| AVAILABLE RECORDS |
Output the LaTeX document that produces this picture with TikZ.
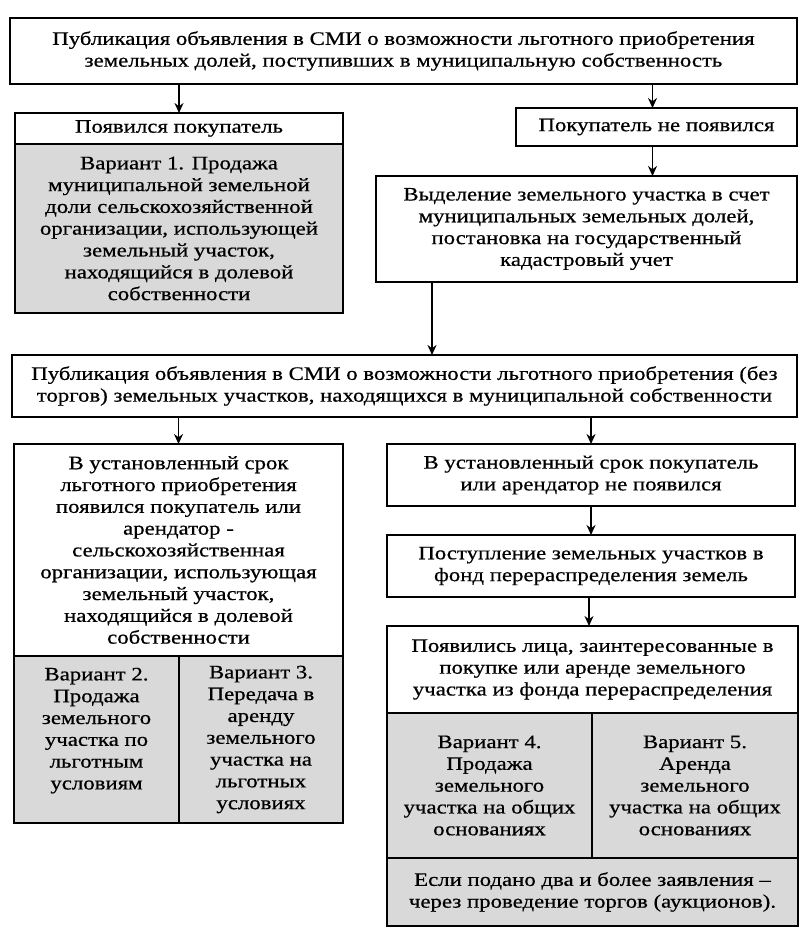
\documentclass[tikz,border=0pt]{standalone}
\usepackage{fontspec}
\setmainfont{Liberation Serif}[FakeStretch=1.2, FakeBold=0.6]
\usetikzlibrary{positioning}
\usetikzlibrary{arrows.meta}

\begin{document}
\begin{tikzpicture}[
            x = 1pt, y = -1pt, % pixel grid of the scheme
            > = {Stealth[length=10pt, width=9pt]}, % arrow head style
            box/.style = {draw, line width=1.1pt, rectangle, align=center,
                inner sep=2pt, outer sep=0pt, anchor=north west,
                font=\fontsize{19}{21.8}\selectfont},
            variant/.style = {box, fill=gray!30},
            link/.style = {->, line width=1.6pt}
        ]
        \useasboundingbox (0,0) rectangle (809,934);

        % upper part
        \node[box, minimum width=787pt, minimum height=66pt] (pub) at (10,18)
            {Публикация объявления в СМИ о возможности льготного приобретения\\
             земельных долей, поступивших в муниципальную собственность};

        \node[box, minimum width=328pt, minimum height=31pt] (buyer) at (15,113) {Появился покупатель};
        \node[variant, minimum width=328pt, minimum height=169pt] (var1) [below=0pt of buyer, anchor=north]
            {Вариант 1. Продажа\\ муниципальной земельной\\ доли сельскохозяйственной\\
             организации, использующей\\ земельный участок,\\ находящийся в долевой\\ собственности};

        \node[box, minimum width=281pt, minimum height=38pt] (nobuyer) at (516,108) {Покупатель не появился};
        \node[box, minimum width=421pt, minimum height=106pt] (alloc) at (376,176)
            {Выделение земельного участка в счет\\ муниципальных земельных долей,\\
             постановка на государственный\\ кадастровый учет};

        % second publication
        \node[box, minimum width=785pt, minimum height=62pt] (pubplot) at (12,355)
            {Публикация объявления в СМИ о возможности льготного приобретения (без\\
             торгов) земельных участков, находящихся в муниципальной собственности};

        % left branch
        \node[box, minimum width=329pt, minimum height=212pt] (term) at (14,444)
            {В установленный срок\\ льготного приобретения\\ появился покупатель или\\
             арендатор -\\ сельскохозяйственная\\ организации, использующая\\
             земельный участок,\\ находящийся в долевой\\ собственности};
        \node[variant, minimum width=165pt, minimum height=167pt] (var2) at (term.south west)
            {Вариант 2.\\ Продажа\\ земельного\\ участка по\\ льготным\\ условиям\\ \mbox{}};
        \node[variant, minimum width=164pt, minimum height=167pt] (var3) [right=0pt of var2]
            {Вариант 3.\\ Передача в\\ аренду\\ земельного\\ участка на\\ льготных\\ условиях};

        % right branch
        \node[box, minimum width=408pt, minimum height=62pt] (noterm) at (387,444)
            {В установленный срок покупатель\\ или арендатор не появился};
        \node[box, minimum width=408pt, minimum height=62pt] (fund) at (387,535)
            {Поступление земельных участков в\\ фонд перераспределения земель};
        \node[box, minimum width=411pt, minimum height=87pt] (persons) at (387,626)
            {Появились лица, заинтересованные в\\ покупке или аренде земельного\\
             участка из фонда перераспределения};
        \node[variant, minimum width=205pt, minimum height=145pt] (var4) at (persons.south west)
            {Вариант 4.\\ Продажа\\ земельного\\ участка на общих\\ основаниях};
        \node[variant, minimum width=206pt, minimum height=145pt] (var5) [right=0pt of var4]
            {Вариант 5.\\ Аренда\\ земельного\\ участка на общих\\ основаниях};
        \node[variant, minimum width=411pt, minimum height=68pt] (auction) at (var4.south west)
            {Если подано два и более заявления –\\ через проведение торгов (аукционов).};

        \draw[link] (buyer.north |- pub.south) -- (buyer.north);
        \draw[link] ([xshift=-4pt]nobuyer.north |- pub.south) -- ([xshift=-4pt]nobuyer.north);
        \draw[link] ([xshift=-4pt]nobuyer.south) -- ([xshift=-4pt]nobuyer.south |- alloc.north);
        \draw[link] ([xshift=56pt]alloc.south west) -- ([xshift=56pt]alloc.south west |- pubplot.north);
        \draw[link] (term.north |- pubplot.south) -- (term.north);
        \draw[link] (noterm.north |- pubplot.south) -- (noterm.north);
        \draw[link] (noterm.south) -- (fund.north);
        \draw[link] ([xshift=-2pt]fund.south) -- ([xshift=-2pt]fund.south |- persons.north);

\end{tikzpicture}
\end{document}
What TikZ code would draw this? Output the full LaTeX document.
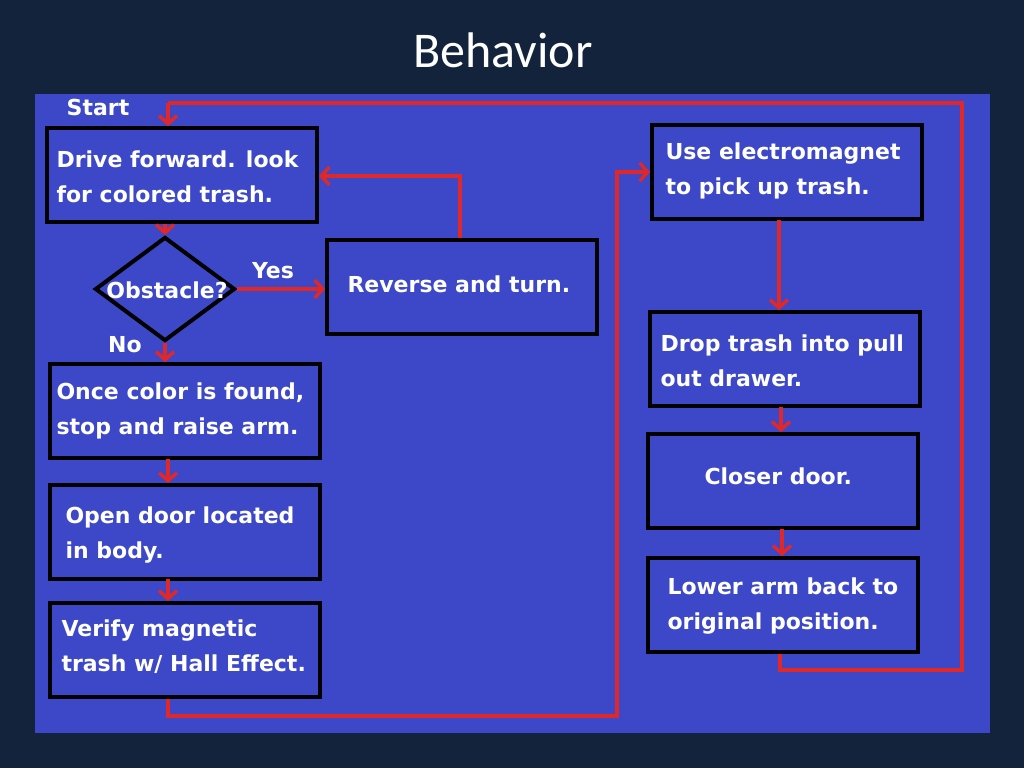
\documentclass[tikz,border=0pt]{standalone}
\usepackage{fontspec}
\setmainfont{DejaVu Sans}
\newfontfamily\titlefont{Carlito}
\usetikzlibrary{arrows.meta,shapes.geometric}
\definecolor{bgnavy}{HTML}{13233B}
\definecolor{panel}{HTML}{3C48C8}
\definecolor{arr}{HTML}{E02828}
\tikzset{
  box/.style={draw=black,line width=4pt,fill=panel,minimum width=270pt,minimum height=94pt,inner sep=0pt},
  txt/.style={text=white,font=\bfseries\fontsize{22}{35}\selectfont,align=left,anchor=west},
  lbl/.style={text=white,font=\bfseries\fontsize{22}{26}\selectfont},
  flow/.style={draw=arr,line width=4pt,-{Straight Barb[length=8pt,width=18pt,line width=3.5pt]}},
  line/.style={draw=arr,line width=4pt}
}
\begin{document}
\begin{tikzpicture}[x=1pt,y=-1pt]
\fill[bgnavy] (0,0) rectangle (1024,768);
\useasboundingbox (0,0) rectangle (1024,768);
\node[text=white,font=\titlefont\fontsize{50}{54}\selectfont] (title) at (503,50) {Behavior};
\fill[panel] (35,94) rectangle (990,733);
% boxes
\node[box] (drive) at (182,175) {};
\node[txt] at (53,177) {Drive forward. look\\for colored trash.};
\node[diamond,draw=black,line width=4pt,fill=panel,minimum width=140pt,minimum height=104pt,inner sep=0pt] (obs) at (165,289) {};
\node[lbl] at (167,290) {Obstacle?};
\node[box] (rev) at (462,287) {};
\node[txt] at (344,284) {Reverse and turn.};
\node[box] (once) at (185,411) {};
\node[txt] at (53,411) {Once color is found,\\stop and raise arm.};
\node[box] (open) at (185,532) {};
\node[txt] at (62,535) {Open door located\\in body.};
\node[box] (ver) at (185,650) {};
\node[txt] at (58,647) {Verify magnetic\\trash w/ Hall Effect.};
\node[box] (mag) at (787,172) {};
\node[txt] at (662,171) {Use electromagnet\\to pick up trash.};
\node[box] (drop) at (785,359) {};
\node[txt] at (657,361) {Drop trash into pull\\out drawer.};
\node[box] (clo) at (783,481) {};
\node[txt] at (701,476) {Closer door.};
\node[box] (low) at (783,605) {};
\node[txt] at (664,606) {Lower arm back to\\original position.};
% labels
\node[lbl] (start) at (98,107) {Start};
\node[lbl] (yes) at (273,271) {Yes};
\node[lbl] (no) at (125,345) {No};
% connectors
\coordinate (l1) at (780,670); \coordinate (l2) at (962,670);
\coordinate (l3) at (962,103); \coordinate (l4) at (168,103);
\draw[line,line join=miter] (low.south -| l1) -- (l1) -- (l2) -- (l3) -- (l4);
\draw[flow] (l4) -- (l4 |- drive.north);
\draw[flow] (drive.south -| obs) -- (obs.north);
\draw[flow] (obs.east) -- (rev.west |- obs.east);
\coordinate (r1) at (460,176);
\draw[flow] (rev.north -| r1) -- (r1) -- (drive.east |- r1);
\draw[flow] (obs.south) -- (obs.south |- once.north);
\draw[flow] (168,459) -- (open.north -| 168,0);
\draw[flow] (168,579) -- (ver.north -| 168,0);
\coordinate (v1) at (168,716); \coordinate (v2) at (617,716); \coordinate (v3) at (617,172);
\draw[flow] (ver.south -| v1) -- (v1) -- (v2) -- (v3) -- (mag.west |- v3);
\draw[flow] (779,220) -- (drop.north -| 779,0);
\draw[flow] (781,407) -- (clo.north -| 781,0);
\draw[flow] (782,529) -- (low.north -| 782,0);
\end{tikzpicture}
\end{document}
* * *
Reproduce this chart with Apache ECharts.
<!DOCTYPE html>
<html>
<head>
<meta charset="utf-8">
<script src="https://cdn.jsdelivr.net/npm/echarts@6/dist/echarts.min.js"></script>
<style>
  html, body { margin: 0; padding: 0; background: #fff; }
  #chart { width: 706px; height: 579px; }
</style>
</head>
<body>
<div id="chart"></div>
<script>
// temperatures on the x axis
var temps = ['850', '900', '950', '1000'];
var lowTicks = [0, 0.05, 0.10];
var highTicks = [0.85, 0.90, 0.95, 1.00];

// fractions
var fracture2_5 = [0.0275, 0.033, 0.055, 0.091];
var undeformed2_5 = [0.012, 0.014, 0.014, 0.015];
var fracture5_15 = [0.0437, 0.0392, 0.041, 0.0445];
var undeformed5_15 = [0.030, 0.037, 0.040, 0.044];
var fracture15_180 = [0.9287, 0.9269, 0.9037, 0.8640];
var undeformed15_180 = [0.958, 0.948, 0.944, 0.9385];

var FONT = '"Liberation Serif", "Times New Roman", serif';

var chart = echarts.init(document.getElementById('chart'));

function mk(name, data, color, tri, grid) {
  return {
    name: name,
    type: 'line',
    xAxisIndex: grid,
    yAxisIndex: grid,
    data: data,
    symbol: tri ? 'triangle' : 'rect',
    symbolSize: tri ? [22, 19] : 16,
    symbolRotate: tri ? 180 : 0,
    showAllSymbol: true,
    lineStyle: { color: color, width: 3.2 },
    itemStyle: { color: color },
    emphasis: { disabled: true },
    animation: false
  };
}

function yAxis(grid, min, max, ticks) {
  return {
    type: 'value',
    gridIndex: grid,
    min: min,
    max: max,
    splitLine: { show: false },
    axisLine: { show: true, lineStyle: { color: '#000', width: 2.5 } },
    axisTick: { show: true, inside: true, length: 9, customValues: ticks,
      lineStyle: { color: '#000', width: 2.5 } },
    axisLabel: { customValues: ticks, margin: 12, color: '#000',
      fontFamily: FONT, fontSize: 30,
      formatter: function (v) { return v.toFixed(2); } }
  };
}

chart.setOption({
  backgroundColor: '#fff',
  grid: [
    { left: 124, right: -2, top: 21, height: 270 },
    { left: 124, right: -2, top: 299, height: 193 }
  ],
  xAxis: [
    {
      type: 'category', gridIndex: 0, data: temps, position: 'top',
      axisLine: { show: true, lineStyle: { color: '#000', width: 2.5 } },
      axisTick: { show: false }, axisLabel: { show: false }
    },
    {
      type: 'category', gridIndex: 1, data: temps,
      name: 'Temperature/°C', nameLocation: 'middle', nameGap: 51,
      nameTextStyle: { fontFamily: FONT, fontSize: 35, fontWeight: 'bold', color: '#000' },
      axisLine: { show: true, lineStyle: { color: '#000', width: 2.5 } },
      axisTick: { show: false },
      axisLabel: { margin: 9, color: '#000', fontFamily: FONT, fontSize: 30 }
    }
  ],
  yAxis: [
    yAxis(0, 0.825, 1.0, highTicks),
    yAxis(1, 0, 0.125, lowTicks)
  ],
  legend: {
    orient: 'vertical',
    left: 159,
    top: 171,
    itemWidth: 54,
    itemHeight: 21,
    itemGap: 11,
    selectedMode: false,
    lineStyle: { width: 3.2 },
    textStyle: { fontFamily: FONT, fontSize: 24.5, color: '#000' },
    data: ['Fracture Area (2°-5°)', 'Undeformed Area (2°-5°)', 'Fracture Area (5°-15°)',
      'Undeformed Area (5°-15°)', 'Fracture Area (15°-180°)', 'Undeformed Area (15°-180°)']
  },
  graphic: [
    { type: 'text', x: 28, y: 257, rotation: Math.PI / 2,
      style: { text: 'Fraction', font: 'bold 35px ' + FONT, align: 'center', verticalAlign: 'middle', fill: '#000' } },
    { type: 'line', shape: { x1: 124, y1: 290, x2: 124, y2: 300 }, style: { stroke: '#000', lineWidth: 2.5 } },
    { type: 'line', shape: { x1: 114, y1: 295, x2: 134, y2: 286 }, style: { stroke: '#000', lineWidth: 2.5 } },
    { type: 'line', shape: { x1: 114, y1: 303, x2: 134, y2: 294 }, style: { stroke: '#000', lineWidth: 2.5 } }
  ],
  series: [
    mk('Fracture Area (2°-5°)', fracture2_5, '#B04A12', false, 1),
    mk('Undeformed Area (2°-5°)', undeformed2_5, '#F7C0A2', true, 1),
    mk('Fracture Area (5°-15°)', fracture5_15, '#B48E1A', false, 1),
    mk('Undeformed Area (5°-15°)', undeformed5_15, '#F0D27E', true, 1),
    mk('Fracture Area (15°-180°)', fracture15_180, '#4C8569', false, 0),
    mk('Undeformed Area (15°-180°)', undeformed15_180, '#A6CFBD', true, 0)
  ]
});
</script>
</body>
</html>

| STATED EXERCISE |
Within the records above, how many lines include the word "LaTeX"? State the number by itself.

| ANSWER TO THIS EXERCISE |
2